Considering the Suns’ abundant talent on the wing, the team may not view Oubre as a starter. Many of his best games have come as a spark-plug scorer who does most of his damage at the rim, at the line and from deep (which we just acknowledged the Suns need more of). Without many other creators on the roster, Oubre’s ability to pick up the scoring slack when Booker is out of the game is valuable. But as with Bridges, it’s important to see how Oubre fits with the best players on this team and how his ability as a weak-side rim protector, microwave scorer and flamboyant ball of energy meshes with the team’s core.
Oubre scored 23 points on 16 shot attempts on Thursday in Cleveland, maintaining efficiency and defensive impact over a game-high 41 minutes in a performance that had to instill optimism within the team.
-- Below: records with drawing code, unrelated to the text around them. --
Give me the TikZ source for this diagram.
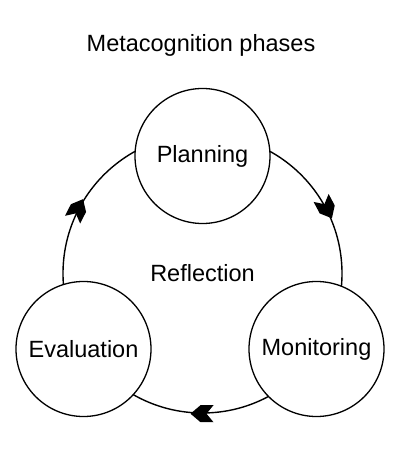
\documentclass[tikz,border=0pt]{standalone}
\usepackage{fontspec}
\setmainfont{Liberation Sans}
\begin{document}
\begin{tikzpicture}[x=1pt,y=1pt,
  txt/.style={font=\fontsize{23.5}{28}\selectfont},
  phase/.style={circle,draw=black,fill=white,line width=1.3pt,minimum size=135pt,inner sep=0pt,txt},
  cycle/.style={circle,draw=black,line width=1.4pt,minimum size=279pt,inner sep=0pt,txt},
  headtip/.style={fill=black}]
\useasboundingbox[fill=white] (0,0) rectangle (400,454);
\node[txt,anchor=base] (title) at (201,402) {Metacognition phases};
\node[cycle] (ref) at (202.5,180.5) {Reflection};
\node[phase] (plan) at (202.5,298) {Planning};
\node[phase] (eval) at (83.5,105) {Evaluation};
\node[phase] (mon) at (316.5,105) {Monitoring};
\fill[headtip,shift={(ref.28)},rotate=-62] (12,0) -- (2,8.5) -- (-11,8.5) -- (-4,0) -- (-11,-8.5) -- (2,-8.5) -- cycle;
\fill[headtip,shift={(ref.270)},rotate=180] (12,0) -- (2,8.5) -- (-11,8.5) -- (-4,0) -- (-11,-8.5) -- (2,-8.5) -- cycle;
\fill[headtip,shift={(ref.153)},rotate=63] (12,0) -- (2,8.5) -- (-11,8.5) -- (-4,0) -- (-11,-8.5) -- (2,-8.5) -- cycle;
\end{tikzpicture}
\end{document}
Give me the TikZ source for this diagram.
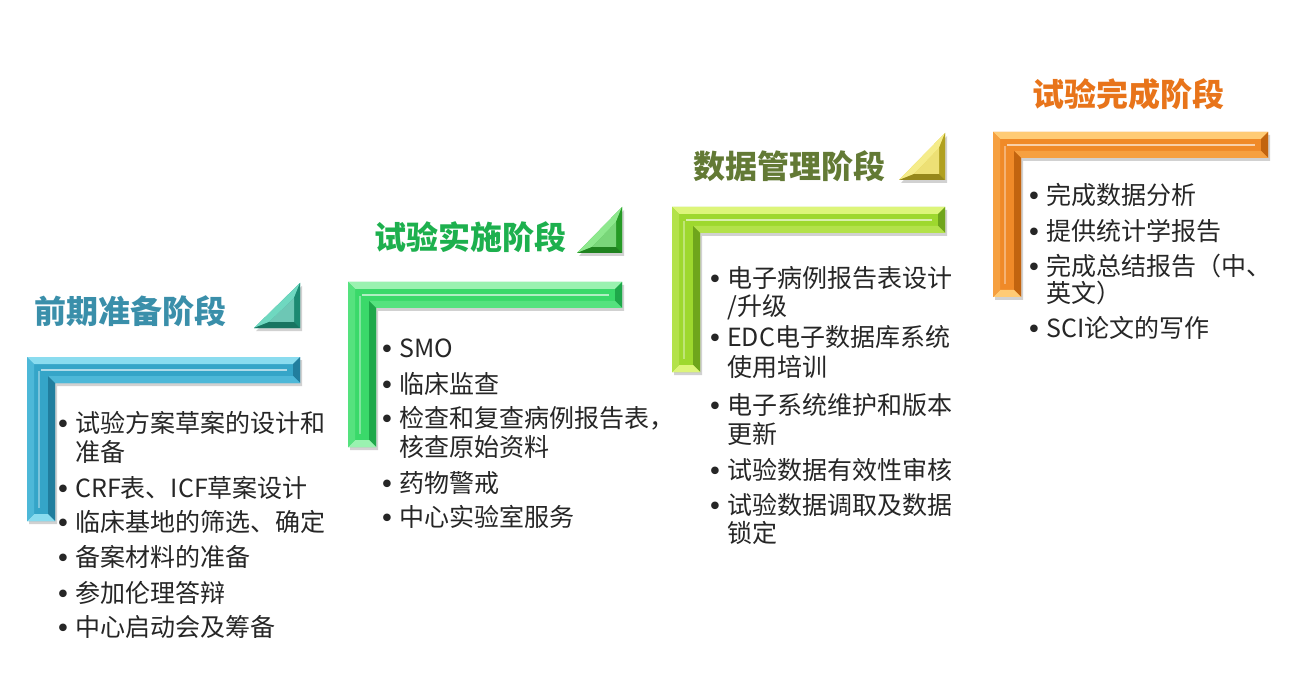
\documentclass[tikz,border=0pt]{standalone}
\usepackage{fontspec}
\setmainfont{Noto Sans CJK SC}
\newfontfamily\bulfont{DejaVu Sans}
\definecolor{bbase}{HTML}{35A5C8}
\definecolor{blight}{HTML}{8ADCEF}
\definecolor{bmid}{HTML}{4DB8D8}
\definecolor{bdark}{HTML}{217E9E}
\definecolor{gbase}{HTML}{3AD96A}
\definecolor{glight}{HTML}{9AF2B0}
\definecolor{gmid}{HTML}{55E27E}
\definecolor{gdark}{HTML}{1EA84A}
\definecolor{ybase}{HTML}{9ED82E}
\definecolor{ylight}{HTML}{DDF57A}
\definecolor{ymid}{HTML}{B3E24A}
\definecolor{ydark}{HTML}{6FA51C}
\definecolor{obase}{HTML}{F08A28}
\definecolor{olight}{HTML}{FFCB75}
\definecolor{omid}{HTML}{F6A040}
\definecolor{odark}{HTML}{C2640F}
\definecolor{tbase}{HTML}{2EAF95}
\definecolor{tlight}{HTML}{6FD8C0}
\definecolor{tdark}{HTML}{1C8A72}
\definecolor{sbase}{HTML}{3FC43F}
\definecolor{slight}{HTML}{8EE88E}
\definecolor{sdark}{HTML}{259A25}
\definecolor{ubase}{HTML}{E6D33A}
\definecolor{ulight}{HTML}{F5EC8A}
\definecolor{udark}{HTML}{B0A020}
\definecolor{tcA}{HTML}{3A8FAA}
\definecolor{tcB}{HTML}{1DB04E}
\definecolor{tcC}{HTML}{637A35}
\definecolor{tcD}{HTML}{E8741A}
\newcommand\drawLframe[5]{%
\fill[black,opacity=.18] ({#1+2},{#2+3}) -- ({#3+2},{#2+3}) -- ({#3+2},{#2+29}) -- ({#1+30},{#2+29}) -- ({#1+30},{#4+3}) -- ({#1+2},{#4+3}) -- cycle;
\fill[#5base] (#1,#2) -- (#3,#2) -- (#3,{#2+26}) -- ({#1+28},{#2+26}) -- ({#1+28},#4) -- (#1,#4) -- cycle;
\fill[#5light] (#1,#2) -- (#3,#2) -- ({#3-7},{#2+7}) -- ({#1+7},{#2+7}) -- cycle;
\fill[#5dark] (#3,#2) -- (#3,{#2+26}) -- ({#3-7},{#2+19}) -- ({#3-7},{#2+7}) -- cycle;
\fill[#5mid] (#3,{#2+26}) -- ({#1+28},{#2+26}) -- ({#1+21},{#2+19}) -- ({#3-7},{#2+19}) -- cycle;
\fill[#5dark] ({#1+28},{#2+26}) -- ({#1+28},#4) -- ({#1+21},{#4-7}) -- ({#1+21},{#2+19}) -- cycle;
\fill[#5light] ({#1+28},#4) -- (#1,#4) -- ({#1+7},{#4-7}) -- ({#1+21},{#4-7}) -- cycle;
\fill[#5mid] (#1,#4) -- (#1,#2) -- ({#1+7},{#2+7}) -- ({#1+7},{#4-7}) -- cycle;
\draw[white,opacity=.6,line width=1.2] ({#1+14},{#2+13}) -- ({#3-13},{#2+13});
\draw[white,opacity=.35,line width=1.2] ({#1+12},{#2+14}) -- ({#1+12},{#4-13});
}
\newcommand\drawTri[5]{%
\fill[black,opacity=.18] ({#1+2},{#2+3}) -- ({#3+2},{#4+3}) -- ({#1+2},{#4+3}) -- cycle;
\fill[#5base] (#1,#2) -- (#3,#4) -- (#1,#4) -- cycle;
\fill[#5light] (#1,#2) -- (#3,#4) -- ({#3+15},{#4-6}) -- ({#1-6},{#2+15}) -- cycle;
\fill[#5dark] (#1,#2) -- (#1,#4) -- ({#1-6},{#4-6}) -- ({#1-6},{#2+15}) -- cycle;
\fill[#5dark!85!black] (#3,#4) -- (#1,#4) -- ({#1-6},{#4-6}) -- ({#3+15},{#4-6}) -- cycle;
\fill[#5base!70!white] ({#1-6},{#2+15}) -- ({#3+15},{#4-6}) -- ({#1-6},{#4-6}) -- cycle;
}
\tikzset{
 body/.style={anchor=west, inner sep=0pt, font=\fontsize{25}{30}\selectfont, text=black!85, text height=22pt, text depth=3pt},
 bul/.style={anchor=center, inner sep=0pt, font=\bulfont\fontsize{26}{30}\selectfont, text=black!85, text height=22pt, text depth=3pt},
 ttl/.style={anchor=center, inner sep=0pt, font=\fontsize{32}{38}\selectfont\bfseries},
}
\newcommand\bitem[4]{\node[bul] (#1b) at ({#2-12},{#3+1}) {•}; \node[body] (#1) at (#2,#3) {#4};}
\newcommand\citem[4]{\node[body] (#1) at (#2,#3) {#4};}
\begin{document}
\begin{tikzpicture}[x=1pt,y=-1pt]
\useasboundingbox (0,0) rectangle (1292,684);
\fill[white] (0,0) rectangle (1292,684);
% frames
\drawLframe{27}{357}{300}{521}{b}
\drawLframe{348}{282}{622}{447}{g}
\drawLframe{672}{207}{945}{372}{y}
\drawLframe{993}{132}{1268}{297}{o}
% triangles
\drawTri{300}{283}{254}{328}{t}
\drawTri{622}{207}{577}{253}{s}
\drawTri{945}{133}{899}{180}{u}
% titles
\node[ttl, text=tcA] (t1) at (130,311) {前期准备阶段};
\node[ttl, text=tcB] (t2) at (470,237) {试验实施阶段};
\node[ttl, text=tcC] (t3) at (789,166) {数据管理阶段};
\node[ttl, text=tcD] (t4) at (1128,94) {试验完成阶段};
% blue items
\bitem{a1}{75}{423}{试验方案草案的设计和}
\citem{a1c}{75}{452}{准备}
\bitem{a2}{75}{488}{CRF表、ICF草案设计}
\bitem{a3}{75}{522}{临床基地的筛选、确定}
\bitem{a4}{75}{557}{备案材料的准备}
\bitem{a5}{75}{593}{参加伦理答辩}
\bitem{a6}{75}{627}{中心启动会及筹备}
% green items
\bitem{b1}{399}{348}{SMO}
\bitem{b2}{399}{384}{临床监查}
\bitem{b3}{399}{418}{检查和复查病例报告表，}
\citem{b3c}{399}{447}{核查原始资料}
\bitem{b4}{399}{483}{药物警戒}
\bitem{b5}{399}{517}{中心实验室服务}
% yellow items
\bitem{c1}{727}{278}{电子病例报告表设计}
\citem{c1c}{727}{306}{/升级}
\bitem{c2}{727}{337}{EDC电子数据库系统}
\citem{c2c}{727}{367}{使用培训}
\bitem{c3}{727}{405}{电子系统维护和版本}
\citem{c3c}{727}{434}{更新}
\bitem{c4}{727}{470}{试验数据有效性审核}
\bitem{c5}{727}{505}{试验数据调取及数据}
\citem{c5c}{727}{533}{锁定}
% orange items
\bitem{d1}{1046}{195}{完成数据分析}
\bitem{d2}{1046}{231}{提供统计学报告}
\bitem{d3}{1046}{266}{完成总结报告（中、}
\citem{d3c}{1046}{293}{英文）}
\bitem{d4}{1046}{328}{SCI论文的写作}
\end{tikzpicture}
\end{document}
Which Josh Jackson will we see as he finishes out his second season?
What Jackson did on offense to close out the 2018-19 season was enough to keep optimism up within the franchise heading into year two and earn Jackson a spot on the NBA’s All-Rookie Second Team. The truth, however, is that the numbers Jackson put up were more a product of increased opportunity than any newfound efficiency. In fact, January was actually Jackson’s best month as a rookie, with a 27.7 percent usage rate and 52.4 true shooting percentage, buoyed by a shocking 15-47 mark from 3-point range.
Turning the page to 2019, Jackson is in the middle of another nice (albeit longer) stretch from distance, shooting 31.4 percent over his last 37 games. That is helping open up the rest of his game. While the Suns have lost their past 15 games, Jackson has shot 57.3 percent in the restricted area, or three percentage points better than his season average. He also has more assists than turnovers since the start of 2019. The many problems he has struggled through on offense are dissolving slowly despite injuries and inconsistency from his teammates. Jackson is taking advantage of opportunity just like he did to close out his rookie campaign.
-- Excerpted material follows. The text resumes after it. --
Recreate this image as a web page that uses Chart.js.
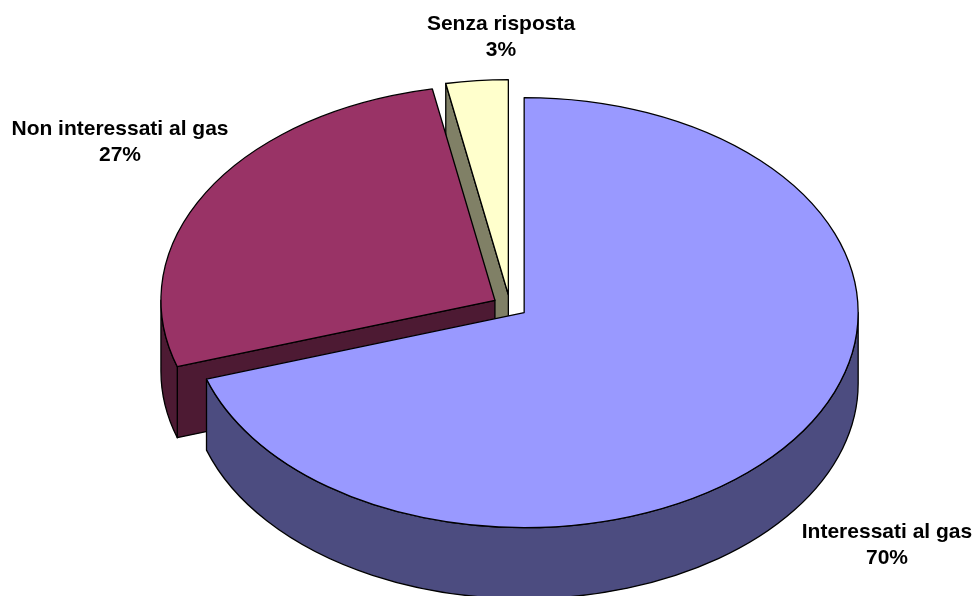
<!DOCTYPE html>
<html>
<head>
<meta charset="utf-8">
<title>Interesse per il gas</title>
<script src="https://cdn.jsdelivr.net/npm/chart.js@4.4.1/dist/chart.umd.min.js"></script>
<style>
  html, body { margin: 0; padding: 0; background: #ffffff; }
  #gasChart { display: block; }
</style>
</head>
<body>
<canvas id="gasChart" width="978" height="596"></canvas>
<script>
// Survey answers
const categories = ['Interessati al gas', 'Non interessati al gas', 'Senza risposta'];
const shares = [70, 27, 3];

// Top face and side wall colours for each slice
const topColors = ['#9999FF', '#993366', '#FFFFCC'];
const sideColors = ['#4C4C80', '#4D1A33', '#808066'];

// Where each label's first line sits (centre x, baseline y)
const labelAnchors = [[887, 538], [120, 135], [501, 30]];

// 3D look
const TILT = 0.644;     // vertical squash of the pie top
const DEPTH = 71;       // pie thickness in px
const EXPLODE = 17.5;   // how far every slice is pulled out
const LINE_HEIGHT = 26;
const EDGE_WIDTH = 1.3;

function rimPoint(slice, angle, drop) {
  const r = slice.r;
  return [
    slice.cx + r * Math.cos(angle),
    slice.cy + r * TILT * Math.sin(angle) + (drop || 0)
  ];
}

// Flat wall on a cut edge of the slice
function drawCutFace(ctx, slice, angle) {
  const [x, y] = rimPoint(slice, angle);
  ctx.beginPath();
  ctx.moveTo(slice.cx, slice.cy);
  ctx.lineTo(x, y);
  ctx.lineTo(x, y + DEPTH);
  ctx.lineTo(slice.cx, slice.cy + DEPTH);
  ctx.closePath();
  ctx.fill();
  ctx.stroke();
}

function drawSides(ctx, slice) {
  const a0 = slice.startAngle;
  const a1 = slice.endAngle;
  ctx.save();
  ctx.fillStyle = sideColors[slice.index];
  ctx.strokeStyle = '#000000';
  ctx.lineWidth = EDGE_WIDTH;
  ctx.lineJoin = 'round';

  // cut faces only show when they turn towards the viewer
  if (Math.cos(a0) < -1e-6) drawCutFace(ctx, slice, a0);
  if (Math.cos(a1) > 1e-6) drawCutFace(ctx, slice, a1);

  // curved outer wall, front half only
  for (let k = -1; k <= 2; k++) {
    const u0 = Math.max(a0, k * 2 * Math.PI);
    const u1 = Math.min(a1, k * 2 * Math.PI + Math.PI);
    if (u1 <= u0) continue;
    ctx.beginPath();
    ctx.ellipse(slice.cx, slice.cy, slice.r, slice.r * TILT, 0, u0, u1, false);
    ctx.ellipse(slice.cx, slice.cy + DEPTH, slice.r, slice.r * TILT, 0, u1, u0, true);
    ctx.closePath();
    ctx.fill();
    ctx.stroke();
  }
  ctx.restore();
}

function drawTop(ctx, slice) {
  // fill: the library's own arc, squashed and pulled out
  ctx.save();
  ctx.translate(slice.px, slice.py);
  ctx.scale(1, TILT);
  ctx.translate(-slice.px, -slice.py);
  ctx.translate(slice.ex, slice.ey);
  slice.arc.draw(ctx);
  ctx.restore();

  // outline
  ctx.save();
  ctx.strokeStyle = '#000000';
  ctx.lineWidth = EDGE_WIDTH;
  ctx.lineJoin = 'round';
  ctx.beginPath();
  ctx.moveTo(slice.cx, slice.cy);
  ctx.ellipse(slice.cx, slice.cy, slice.r, slice.r * TILT, 0, slice.startAngle, slice.endAngle, false);
  ctx.closePath();
  ctx.stroke();
  ctx.restore();
}

const pie3d = {
  id: 'pie3d',
  beforeDatasetsDraw(chart) {
    const ctx = chart.ctx;
    const meta = chart.getDatasetMeta(0);
    const slices = meta.data.map((arc, index) => {
      const p = arc.getProps(['x', 'y', 'startAngle', 'endAngle', 'outerRadius'], true);
      const mid = (p.startAngle + p.endAngle) / 2;
      const ex = Math.cos(mid) * EXPLODE;
      const ey = Math.sin(mid) * EXPLODE;
      return {
        arc, index,
        px: p.x, py: p.y,
        ex, ey,
        cx: p.x + ex,
        cy: p.y + ey * TILT,
        r: p.outerRadius,
        startAngle: p.startAngle,
        endAngle: p.endAngle
      };
    });

    // paint the slices furthest back first
    slices.sort((a, b) => a.cy - b.cy);
    slices.forEach(slice => {
      drawSides(ctx, slice);
      drawTop(ctx, slice);
    });
    return false;
  },
  afterDraw(chart) {
    const ctx = chart.ctx;
    const total = shares.reduce((a, b) => a + b, 0);
    ctx.save();
    ctx.fillStyle = '#000000';
    ctx.font = 'bold 21px "Liberation Sans", Arial, sans-serif';
    ctx.textAlign = 'center';
    ctx.textBaseline = 'alphabetic';
    categories.forEach((name, i) => {
      const [x, y] = labelAnchors[i];
      const pct = Math.round(shares[i] / total * 100) + '%';
      ctx.fillText(name, x, y);
      ctx.fillText(pct, x, y + LINE_HEIGHT);
    });
    ctx.restore();
  }
};

const chart = new Chart(document.getElementById('gasChart').getContext('2d'), {
  type: 'pie',
  data: {
    labels: categories,
    datasets: [{
      data: shares,
      backgroundColor: topColors,
      borderWidth: 0,
      offset: 0
    }]
  },
  options: {
    responsive: false,
    animation: false,
    radius: 334,
    rotation: 0,
    layout: { padding: { left: 42, right: 0, top: 16, bottom: 0 } },
    plugins: {
      legend: { display: false },
      tooltip: { enabled: false }
    }
  },
  plugins: [pie3d]
});
</script>
</body>
</html>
Now, a new challenge enters Jackson’s sights: How to stay aggressive and maintain efficiency with the roster nearing full health, and the likes of Bridges and Ayton playing better.
Forget where he was picked in the draft: Jackson’s limitations on offense mean he is more suited to be a role player at this point in his career anyway. The fact his defense has translated so quickly will help him stay on the court and impact the game as his shot and decision-making continue to progress.
Devin Booker told the media upon his return in January that he had a conversation with Jackson about staying aggressive even when Booker himself is on the court. So, much of what Phoenix does is designed around Booker’s playmaking and shot creation but a confident, aggressive Jackson will help the Suns much more than Booker trying to do it all.
The opponents left on the schedule for the Suns have a combined winning percentage of just .460, according to Tankathon, which gives the team a real shot at finishing the season strong.
The winter has been a tough ride as injuries tore through the roster but several young players appear ready to turn the corner. Oubre and Johnson give the Suns two more focused role players than they had even two months ago.
Kokoskov has a roster more suited to what he wants to do and remember, the Suns aren’t actively trying to tank like some other franchises — at least not right now.
Last spring, Suns fans were watching the reverse standings and debating Ayton vs. Doncic. This year, the focus is far more on the present — it’s time for this young roster to show it’s worth keeping relatively intact heading into yet another important summer of transactions.